Etonnant et parfait pour le théâtre relativement classique mettant en valeur interprètes et personnages, son projet suit le procès d’une écrivaine attaquée en justice, Pauline Jobert, pour son roman Marcher sans craindre le ravin car écrivant un récit trop proche de la réalité.
Il s’agit d’un territoire particulièrement fertile pour l’écriture théâtrale tout en étant un jugement en tensions fort proche de public. Il me semble que cette pièce tombe à pic alors que nombreux faits divers sont repris dans le cadre d’œuvres littéraires, spectacles ou films.
Excellente comédienne, à la fois éminemment technique et dotée d’une grande force d’interprétation, Sarah Calcine s’est lancée dans la mise en scène après un Master à La Manufacture. Falta Lady se saisit de figures iconiques - Monroe, Bardot... - qui se sont heurtées à des tourments existentiels derrière leur aura fantasmatique sous le regard désirant des hommes et des femmes.

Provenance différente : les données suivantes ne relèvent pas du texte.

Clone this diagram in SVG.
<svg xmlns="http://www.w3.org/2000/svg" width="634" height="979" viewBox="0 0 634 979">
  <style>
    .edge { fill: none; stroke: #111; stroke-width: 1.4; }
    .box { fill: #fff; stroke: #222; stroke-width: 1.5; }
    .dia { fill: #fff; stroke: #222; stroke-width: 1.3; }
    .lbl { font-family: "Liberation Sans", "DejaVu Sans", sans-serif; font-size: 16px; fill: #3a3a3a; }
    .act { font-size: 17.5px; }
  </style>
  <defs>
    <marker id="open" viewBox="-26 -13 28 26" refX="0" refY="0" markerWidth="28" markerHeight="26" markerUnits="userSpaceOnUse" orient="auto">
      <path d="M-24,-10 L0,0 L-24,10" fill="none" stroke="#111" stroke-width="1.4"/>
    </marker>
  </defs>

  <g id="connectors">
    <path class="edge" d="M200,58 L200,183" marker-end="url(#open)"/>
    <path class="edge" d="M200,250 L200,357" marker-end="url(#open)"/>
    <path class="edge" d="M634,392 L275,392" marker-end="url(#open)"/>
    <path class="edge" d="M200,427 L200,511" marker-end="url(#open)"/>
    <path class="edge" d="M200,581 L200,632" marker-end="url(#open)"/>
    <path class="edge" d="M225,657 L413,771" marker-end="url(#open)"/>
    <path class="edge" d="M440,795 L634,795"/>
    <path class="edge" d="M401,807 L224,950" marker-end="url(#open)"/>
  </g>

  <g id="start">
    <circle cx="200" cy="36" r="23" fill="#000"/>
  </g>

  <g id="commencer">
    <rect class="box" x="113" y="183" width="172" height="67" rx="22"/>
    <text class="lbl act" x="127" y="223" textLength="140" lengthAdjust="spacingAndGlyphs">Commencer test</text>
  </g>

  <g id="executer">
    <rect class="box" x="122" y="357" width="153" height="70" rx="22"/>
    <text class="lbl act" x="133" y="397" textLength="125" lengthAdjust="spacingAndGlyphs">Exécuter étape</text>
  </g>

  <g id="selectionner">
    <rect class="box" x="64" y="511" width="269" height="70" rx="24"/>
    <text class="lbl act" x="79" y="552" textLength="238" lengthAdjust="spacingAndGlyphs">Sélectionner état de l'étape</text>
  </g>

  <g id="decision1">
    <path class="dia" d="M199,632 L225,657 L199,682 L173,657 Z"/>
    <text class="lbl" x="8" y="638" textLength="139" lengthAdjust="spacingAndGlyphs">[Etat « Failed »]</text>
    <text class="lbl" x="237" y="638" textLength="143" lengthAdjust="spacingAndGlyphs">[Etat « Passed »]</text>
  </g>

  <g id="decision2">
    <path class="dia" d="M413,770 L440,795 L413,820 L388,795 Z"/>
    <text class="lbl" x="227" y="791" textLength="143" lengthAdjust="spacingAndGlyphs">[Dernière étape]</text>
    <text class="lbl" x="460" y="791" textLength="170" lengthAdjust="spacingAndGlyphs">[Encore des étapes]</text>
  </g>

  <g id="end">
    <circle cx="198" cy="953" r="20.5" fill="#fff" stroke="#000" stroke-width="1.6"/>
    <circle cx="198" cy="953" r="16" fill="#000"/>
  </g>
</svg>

Et cette question: Comment aujourd’hui ses stars et le corps féminin peuvent ou non être abordées et traitées?
Falta Lady part ainsi d’icônes participant d’une époque révolue pour explorer le statut de personnalités et du corps féminin au sein du showbiz actuel. Derrière ce spectacle, se dessine un geste à la fois historique, sociologique et résolument féministe.

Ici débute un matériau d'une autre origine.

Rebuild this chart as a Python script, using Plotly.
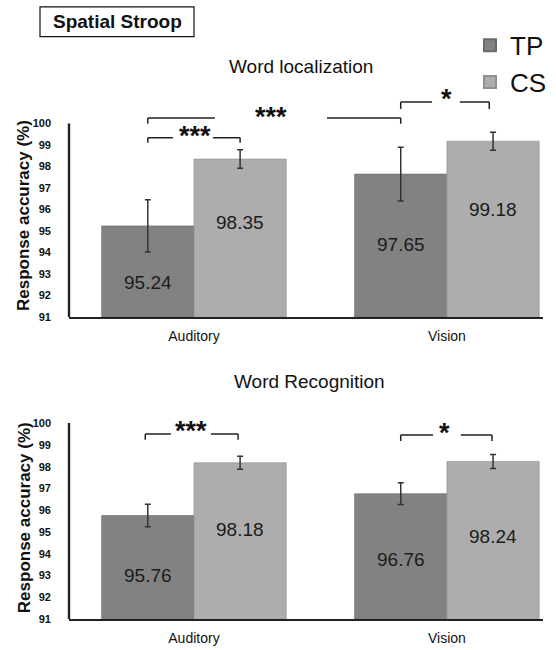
import plotly.graph_objects as go

# ---------------- data ----------------
groups = ["Auditory", "Vision"]
series = ["TP", "CS"]

loc_tp = [95.24, 97.65]
loc_cs = [98.35, 99.18]
loc_tp_err = [1.22, 1.25]
loc_cs_err = [0.43, 0.42]

rec_tp = [95.76, 96.76]
rec_cs = [98.18, 98.24]
rec_tp_err = [0.52, 0.5]
rec_cs_err = [0.3, 0.32]

y_ticks = [91, 92, 93, 94, 95, 96, 97, 98, 99, 100]

# ---------------- style ----------------
FONT = "Liberation Sans, Arial, sans-serif"
C_TP = "#828282"
C_CS = "#adadad"
BARGAP = 0.27
OFF = (1 - BARGAP) / 4  # offset of bar centre from group centre

# label heights (styling: where the value text sits inside the bar)
loc_label_y = [[92.7, 94.46], [95.47, 96.1]]
rec_label_y = [[93.1, 93.82], [95.2, 94.9]]

fig = go.Figure()

def add_panel(tp, cs, tp_err, cs_err, xa, ya, legend):
    fig.add_trace(go.Bar(
        x=groups, y=[v - 91 for v in tp], base=91, name="TP", marker=dict(color=C_TP, line=dict(color="#6a6a6a", width=0.6)),
        error_y=dict(type="data", array=tp_err, color="#333333", thickness=1.5, width=3),
        xaxis=xa, yaxis=ya, showlegend=legend, legendgroup="TP", hoverinfo="skip"))
    fig.add_trace(go.Bar(
        x=groups, y=[v - 91 for v in cs], base=91, name="CS", marker=dict(color=C_CS, line=dict(color="#8f8f8f", width=0.6)),
        error_y=dict(type="data", array=cs_err, color="#333333", thickness=1.5, width=3),
        xaxis=xa, yaxis=ya, showlegend=legend, legendgroup="CS", hoverinfo="skip"))

add_panel(loc_tp, loc_cs, loc_tp_err, loc_cs_err, "x", "y", True)
add_panel(rec_tp, rec_cs, rec_tp_err, rec_cs_err, "x2", "y2", False)

annotations = []
shapes = []

def value_labels(tp, cs, label_y, xref, yref):
    for gi in range(len(groups)):
        for si, (vals, sign) in enumerate([(tp, -1), (cs, 1)]):
            annotations.append(dict(
                x=gi + sign * OFF, y=label_y[si][gi], xref=xref, yref=yref,
                text=f"{vals[gi]:.2f}", showarrow=False, xanchor="center", yanchor="middle", yshift=-2,
                font=dict(family=FONT, size=19, color="#1c1c1c")))

value_labels(loc_tp, loc_cs, loc_label_y, "x", "y")
value_labels(rec_tp, rec_cs, rec_label_y, "x2", "y2")

def bracket(xref, yref, x0, x1, y, drop, gap0, gap1, text, tx, ty, size=27):
    ln = dict(color="#222222", width=1.5)
    shapes.append(dict(type="line", xref=xref, yref=yref, x0=x0, x1=x0, y0=y - drop, y1=y, line=ln))
    shapes.append(dict(type="line", xref=xref, yref=yref, x0=x0, x1=gap0, y0=y, y1=y, line=ln))
    shapes.append(dict(type="line", xref=xref, yref=yref, x0=gap1, x1=x1, y0=y, y1=y, line=ln))
    shapes.append(dict(type="line", xref=xref, yref=yref, x0=x1, x1=x1, y0=y - drop, y1=y, line=ln))
    annotations.append(dict(x=tx, y=ty, xref=xref, yref=yref, text=f"<b>{text}</b>", showarrow=False,
                            xanchor="center", yanchor="middle", yshift=-0.27 * size,
                            font=dict(family=FONT, size=size, color="#111111")))

# top panel brackets
bracket("x", "y", -OFF, OFF, 99.34, 0.23, -0.083, 0.075, "***", 0.004, 99.76)
bracket("x", "y", -OFF, 1 - OFF, 100.26, 0.27, 0.083, 0.526, "***", 0.304, 100.63)
bracket("x", "y", 1 - OFF, 1 + OFF - 0.015, 101.0, 0.32, 0.941, 1.051, "*", 1.0, 101.5)
# bottom panel brackets
bracket("x2", "y2", -OFF - 0.01, OFF - 0.008, 99.5, 0.27, -0.091, 0.067, "***", -0.012, 99.95)
bracket("x2", "y2", 1 - OFF, 1 + OFF - 0.004, 99.45, 0.27, 0.945, 1.055, "*", 0.992, 99.86)

# y axis lines (only from 91 to 100)
for xr, yr in [("x domain", "y"), ("x2 domain", "y2")]:
    shapes.append(dict(type="line", xref=xr, yref=yr, x0=0, x1=0, y0=91, y1=100,
                       line=dict(color="#222222", width=2.4)))

def paper_text(px, py, text, size, bold=False, angle=0):
    annotations.append(dict(x=px / 556, y=1 - py / 650, xref="paper", yref="paper",
                            text=f"<b>{text}</b>" if bold else text, textangle=angle,
                            xanchor="center", yanchor="middle", showarrow=False,
                            font=dict(family=FONT, size=size, color="#111111")))

# panel titles
paper_text(301, 67, "Word localization", 19)
paper_text(309, 385, "Word Recognition", 19)
# y-axis titles
paper_text(24, 218, "Response accuracy (%)", 17, bold=True, angle=-90)
paper_text(24, 523, "Response accuracy (%)", 17, bold=True, angle=-90)

# "Spatial Stroop" boxed label
shapes.append(dict(type="rect", xref="paper", yref="paper", x0=40 / 556, x1=194 / 556,
                   y0=1 - 37 / 650, y1=1 - 7 / 650, line=dict(color="#111111", width=1.2)))
paper_text(117, 22, "Spatial Stroop", 19, bold=True)

XDOM = [69 / 556, 543 / 556]
XRANGE = [-0.494, 1.38]

xaxis_common = dict(range=XRANGE, domain=XDOM, showline=True, linecolor="#222222", linewidth=2,
                    ticks="", showgrid=False, zeroline=False, fixedrange=True, ticklabelstandoff=5,
                    tickfont=dict(family=FONT, size=14, color="#111111"))
yaxis_common = dict(tickvals=y_ticks, ticktext=[str(t) for t in y_ticks], showgrid=False, zeroline=False,
                    showline=False, ticks="", ticklabelstandoff=17, fixedrange=True,
                    tickfont=dict(family=FONT, size=11, color="#111111", weight="bold"))

TOP_MAX = 101.9
BOT_MAX = 100.6
fig.update_layout(
    width=556, height=650,
    margin=dict(l=0, r=0, t=0, b=0),
    paper_bgcolor="white", plot_bgcolor="white",
    barmode="group", bargap=BARGAP, bargroupgap=0,
    xaxis=dict(**xaxis_common, anchor="y"),
    xaxis2=dict(**xaxis_common, anchor="y2"),
    yaxis=dict(**yaxis_common, range=[91, TOP_MAX],
               domain=[330 / 650, (650 - (320 - (TOP_MAX - 91) * 21.7)) / 650], anchor="x"),
    yaxis2=dict(**yaxis_common, range=[91, BOT_MAX],
                domain=[25 / 650, (650 - (625 - (BOT_MAX - 91) * 22)) / 650], anchor="x2"),
    legend=dict(x=470 / 556, y=1 - 22 / 650, xanchor="left", yanchor="top",
                font=dict(family=FONT, size=26, color="#111111"), bgcolor="rgba(0,0,0,0)",
                itemsizing="constant", tracegroupgap=0),
    annotations=annotations,
    shapes=shapes,
    font=dict(family=FONT),
)

fig.write_html("out.html", config={"displayModeBar": False},
               post_script="document.body.style.margin='0px';")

* Artiste et photographe free-lance basé à Lausanne, Matthieu Croizier a notamment réalisé un portrait tout en reflets et transparences de l’écrivain genevois de best-seller Joël Dicker pour la couverture du Monde Magazine. De son travail personnel, Gem Fletcher, directeur de la photographie du magazine destiné à un lectorat féminin Riposte écrit: «Ce qui est désarmant dans les photographies de Croizier, c'est la façon dont elles déstabilisent le sens de la perception. Elles s'orientent vers la physicalité du corps, où il crée souvent des tensions et des ambiguïtés, pour refléter l'expérience complexe et sensorielle de l'être humain.» (Cité sur le site de Matthieu Croizier). Ses compositions pour Saint-Gervais sont l’exacte prolongement de ces propos, ndr.
** Icône de la culture populaire et symbole d’une coolitude mélancolique, Bill Murray, 73 ans, s’est rendu célèbre pas ses rôles dans Un Jour sans fin, S.O.S Fantômes et Lost in Translation. Il est devenu l’acteur fétiche du cinéaste américain Wes Anderson.